── PROVIDED MATERIAL ──

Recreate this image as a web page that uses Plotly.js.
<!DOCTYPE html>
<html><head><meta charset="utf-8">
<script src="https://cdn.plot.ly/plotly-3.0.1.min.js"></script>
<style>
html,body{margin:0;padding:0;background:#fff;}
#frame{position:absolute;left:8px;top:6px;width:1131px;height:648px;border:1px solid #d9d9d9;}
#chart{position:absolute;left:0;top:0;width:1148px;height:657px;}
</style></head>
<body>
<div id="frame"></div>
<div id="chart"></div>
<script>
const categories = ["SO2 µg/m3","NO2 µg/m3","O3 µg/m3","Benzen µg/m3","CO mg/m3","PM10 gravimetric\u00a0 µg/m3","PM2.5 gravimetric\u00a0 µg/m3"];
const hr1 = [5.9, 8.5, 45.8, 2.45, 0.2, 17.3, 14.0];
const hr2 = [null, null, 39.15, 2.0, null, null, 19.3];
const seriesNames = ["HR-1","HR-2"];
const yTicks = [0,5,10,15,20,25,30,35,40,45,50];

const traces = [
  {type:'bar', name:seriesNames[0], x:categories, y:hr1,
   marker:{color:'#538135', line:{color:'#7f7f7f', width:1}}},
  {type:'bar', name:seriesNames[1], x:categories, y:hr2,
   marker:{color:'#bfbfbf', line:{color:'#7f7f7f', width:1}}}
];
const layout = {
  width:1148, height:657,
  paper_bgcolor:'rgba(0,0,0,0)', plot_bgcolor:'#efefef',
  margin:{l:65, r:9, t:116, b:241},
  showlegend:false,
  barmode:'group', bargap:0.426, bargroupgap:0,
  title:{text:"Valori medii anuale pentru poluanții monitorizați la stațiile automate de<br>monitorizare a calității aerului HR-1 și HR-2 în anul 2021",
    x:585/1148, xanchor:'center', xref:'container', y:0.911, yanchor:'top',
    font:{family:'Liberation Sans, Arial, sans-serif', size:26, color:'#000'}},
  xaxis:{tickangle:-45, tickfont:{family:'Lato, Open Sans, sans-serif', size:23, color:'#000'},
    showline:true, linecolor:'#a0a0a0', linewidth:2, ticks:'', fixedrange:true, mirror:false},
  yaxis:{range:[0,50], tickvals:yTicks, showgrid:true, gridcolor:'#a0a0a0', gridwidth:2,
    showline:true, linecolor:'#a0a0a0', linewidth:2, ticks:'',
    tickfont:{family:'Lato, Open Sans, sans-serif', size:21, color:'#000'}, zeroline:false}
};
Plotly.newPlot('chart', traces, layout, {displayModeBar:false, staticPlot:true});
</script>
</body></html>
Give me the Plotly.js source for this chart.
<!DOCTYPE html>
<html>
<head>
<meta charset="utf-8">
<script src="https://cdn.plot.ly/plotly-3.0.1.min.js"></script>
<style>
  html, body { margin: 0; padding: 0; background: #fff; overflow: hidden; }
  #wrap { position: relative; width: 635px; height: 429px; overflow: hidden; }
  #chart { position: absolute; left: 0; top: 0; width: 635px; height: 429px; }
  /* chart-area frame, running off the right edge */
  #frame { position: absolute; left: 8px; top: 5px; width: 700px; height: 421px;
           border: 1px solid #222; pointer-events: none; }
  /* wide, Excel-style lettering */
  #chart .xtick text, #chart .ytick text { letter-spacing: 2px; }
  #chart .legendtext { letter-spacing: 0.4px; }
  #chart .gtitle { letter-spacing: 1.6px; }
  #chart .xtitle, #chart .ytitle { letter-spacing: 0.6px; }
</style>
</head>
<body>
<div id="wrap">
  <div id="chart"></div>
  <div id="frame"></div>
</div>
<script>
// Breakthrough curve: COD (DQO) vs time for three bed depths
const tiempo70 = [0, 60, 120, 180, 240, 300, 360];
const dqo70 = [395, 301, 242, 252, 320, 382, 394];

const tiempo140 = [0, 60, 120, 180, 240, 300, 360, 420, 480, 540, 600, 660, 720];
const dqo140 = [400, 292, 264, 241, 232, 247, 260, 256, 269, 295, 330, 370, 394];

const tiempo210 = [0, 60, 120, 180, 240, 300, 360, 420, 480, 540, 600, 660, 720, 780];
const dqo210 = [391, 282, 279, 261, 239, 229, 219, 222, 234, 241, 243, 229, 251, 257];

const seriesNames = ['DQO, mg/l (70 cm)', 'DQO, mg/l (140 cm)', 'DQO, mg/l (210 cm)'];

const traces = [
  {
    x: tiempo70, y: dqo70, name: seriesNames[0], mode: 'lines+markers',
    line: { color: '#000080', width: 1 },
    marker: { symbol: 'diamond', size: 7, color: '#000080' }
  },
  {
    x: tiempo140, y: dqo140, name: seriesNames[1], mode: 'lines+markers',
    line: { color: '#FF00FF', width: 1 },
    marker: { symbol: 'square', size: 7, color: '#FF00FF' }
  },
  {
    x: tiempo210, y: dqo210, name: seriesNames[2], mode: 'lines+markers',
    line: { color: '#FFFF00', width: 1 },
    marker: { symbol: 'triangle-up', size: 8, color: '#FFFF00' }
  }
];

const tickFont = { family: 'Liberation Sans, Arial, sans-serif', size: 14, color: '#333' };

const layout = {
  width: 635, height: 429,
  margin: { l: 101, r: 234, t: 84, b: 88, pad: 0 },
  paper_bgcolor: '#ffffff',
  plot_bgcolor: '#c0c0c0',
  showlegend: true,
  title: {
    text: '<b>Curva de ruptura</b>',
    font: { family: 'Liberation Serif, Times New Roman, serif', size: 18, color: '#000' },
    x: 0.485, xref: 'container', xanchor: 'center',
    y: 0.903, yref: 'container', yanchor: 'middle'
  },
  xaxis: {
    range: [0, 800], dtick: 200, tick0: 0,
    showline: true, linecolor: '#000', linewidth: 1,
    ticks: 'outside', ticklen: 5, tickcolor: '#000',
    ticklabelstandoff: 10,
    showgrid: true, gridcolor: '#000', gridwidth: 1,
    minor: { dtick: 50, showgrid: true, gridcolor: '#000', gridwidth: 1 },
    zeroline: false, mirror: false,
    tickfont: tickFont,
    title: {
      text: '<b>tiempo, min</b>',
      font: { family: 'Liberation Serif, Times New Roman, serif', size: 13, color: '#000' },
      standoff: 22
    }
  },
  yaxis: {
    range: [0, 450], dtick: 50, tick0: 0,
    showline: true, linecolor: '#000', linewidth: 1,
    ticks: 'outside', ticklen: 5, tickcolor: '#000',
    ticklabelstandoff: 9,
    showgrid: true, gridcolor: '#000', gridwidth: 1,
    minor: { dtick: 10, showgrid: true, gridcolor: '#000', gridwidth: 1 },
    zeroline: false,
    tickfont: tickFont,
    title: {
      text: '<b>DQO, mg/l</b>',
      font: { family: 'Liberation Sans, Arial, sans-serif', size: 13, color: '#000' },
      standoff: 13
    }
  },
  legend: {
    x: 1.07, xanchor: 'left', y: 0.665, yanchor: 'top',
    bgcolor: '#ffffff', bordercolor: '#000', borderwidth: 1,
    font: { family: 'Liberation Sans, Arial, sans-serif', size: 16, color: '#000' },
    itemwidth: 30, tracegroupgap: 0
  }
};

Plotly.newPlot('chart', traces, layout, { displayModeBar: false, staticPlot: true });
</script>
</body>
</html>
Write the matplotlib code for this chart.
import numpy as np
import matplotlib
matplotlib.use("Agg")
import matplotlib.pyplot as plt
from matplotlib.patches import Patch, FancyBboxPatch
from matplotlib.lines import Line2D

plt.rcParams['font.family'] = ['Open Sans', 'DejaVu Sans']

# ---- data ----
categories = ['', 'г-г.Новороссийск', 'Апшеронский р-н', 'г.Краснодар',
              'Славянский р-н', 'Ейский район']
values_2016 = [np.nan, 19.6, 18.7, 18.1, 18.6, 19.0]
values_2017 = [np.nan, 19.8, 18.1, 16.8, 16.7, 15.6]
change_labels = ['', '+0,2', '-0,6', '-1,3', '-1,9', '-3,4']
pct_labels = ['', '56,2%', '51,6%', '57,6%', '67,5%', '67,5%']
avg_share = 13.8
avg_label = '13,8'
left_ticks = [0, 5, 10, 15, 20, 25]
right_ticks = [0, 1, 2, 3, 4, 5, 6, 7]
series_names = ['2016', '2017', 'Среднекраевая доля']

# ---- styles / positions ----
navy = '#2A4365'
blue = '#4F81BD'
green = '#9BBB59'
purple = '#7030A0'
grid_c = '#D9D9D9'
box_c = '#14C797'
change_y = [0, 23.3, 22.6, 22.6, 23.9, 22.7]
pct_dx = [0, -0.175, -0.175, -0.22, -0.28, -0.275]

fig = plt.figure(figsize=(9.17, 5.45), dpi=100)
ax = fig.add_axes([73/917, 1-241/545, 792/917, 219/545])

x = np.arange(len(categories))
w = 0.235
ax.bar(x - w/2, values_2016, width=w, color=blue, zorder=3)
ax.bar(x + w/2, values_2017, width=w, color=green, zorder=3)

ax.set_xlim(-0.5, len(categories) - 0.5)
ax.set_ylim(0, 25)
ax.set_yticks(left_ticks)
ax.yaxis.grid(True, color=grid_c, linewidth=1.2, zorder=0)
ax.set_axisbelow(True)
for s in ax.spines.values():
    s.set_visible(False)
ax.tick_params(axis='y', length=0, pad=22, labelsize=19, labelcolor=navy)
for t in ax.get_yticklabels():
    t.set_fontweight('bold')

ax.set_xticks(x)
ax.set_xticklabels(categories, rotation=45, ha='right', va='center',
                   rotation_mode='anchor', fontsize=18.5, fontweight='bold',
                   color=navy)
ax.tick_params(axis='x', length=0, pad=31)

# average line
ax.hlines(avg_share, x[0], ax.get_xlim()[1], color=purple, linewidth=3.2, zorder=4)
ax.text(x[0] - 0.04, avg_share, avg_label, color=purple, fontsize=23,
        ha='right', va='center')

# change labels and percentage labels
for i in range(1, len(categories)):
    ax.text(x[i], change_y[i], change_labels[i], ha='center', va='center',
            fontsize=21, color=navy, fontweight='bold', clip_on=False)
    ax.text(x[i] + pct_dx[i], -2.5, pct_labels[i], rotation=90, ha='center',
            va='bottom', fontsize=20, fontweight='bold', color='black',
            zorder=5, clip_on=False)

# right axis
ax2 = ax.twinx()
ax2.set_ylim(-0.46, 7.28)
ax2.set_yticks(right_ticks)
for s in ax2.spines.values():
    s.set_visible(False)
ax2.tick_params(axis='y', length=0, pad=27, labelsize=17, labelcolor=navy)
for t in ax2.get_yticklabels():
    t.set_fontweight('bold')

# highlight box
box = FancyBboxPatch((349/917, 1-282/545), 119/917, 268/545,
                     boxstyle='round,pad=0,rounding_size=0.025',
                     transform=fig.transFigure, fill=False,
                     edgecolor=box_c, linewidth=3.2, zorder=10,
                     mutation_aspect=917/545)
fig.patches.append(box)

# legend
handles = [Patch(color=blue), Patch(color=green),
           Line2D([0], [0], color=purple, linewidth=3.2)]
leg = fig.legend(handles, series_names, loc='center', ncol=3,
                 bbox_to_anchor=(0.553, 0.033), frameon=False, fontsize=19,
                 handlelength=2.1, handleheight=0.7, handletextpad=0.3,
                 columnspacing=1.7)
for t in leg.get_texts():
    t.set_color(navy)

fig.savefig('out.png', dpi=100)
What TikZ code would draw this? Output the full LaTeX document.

───

[REQUIREMENT]
Pull out all lines from the listing that contain the string "matplotlib".

[OUTPUT FOR THIS TASK]
Write the matplotlib code for this chart.
import matplotlib
matplotlib.use("Agg")
import matplotlib.pyplot as plt
from matplotlib.patches import Patch, FancyBboxPatch
from matplotlib.lines import Line2D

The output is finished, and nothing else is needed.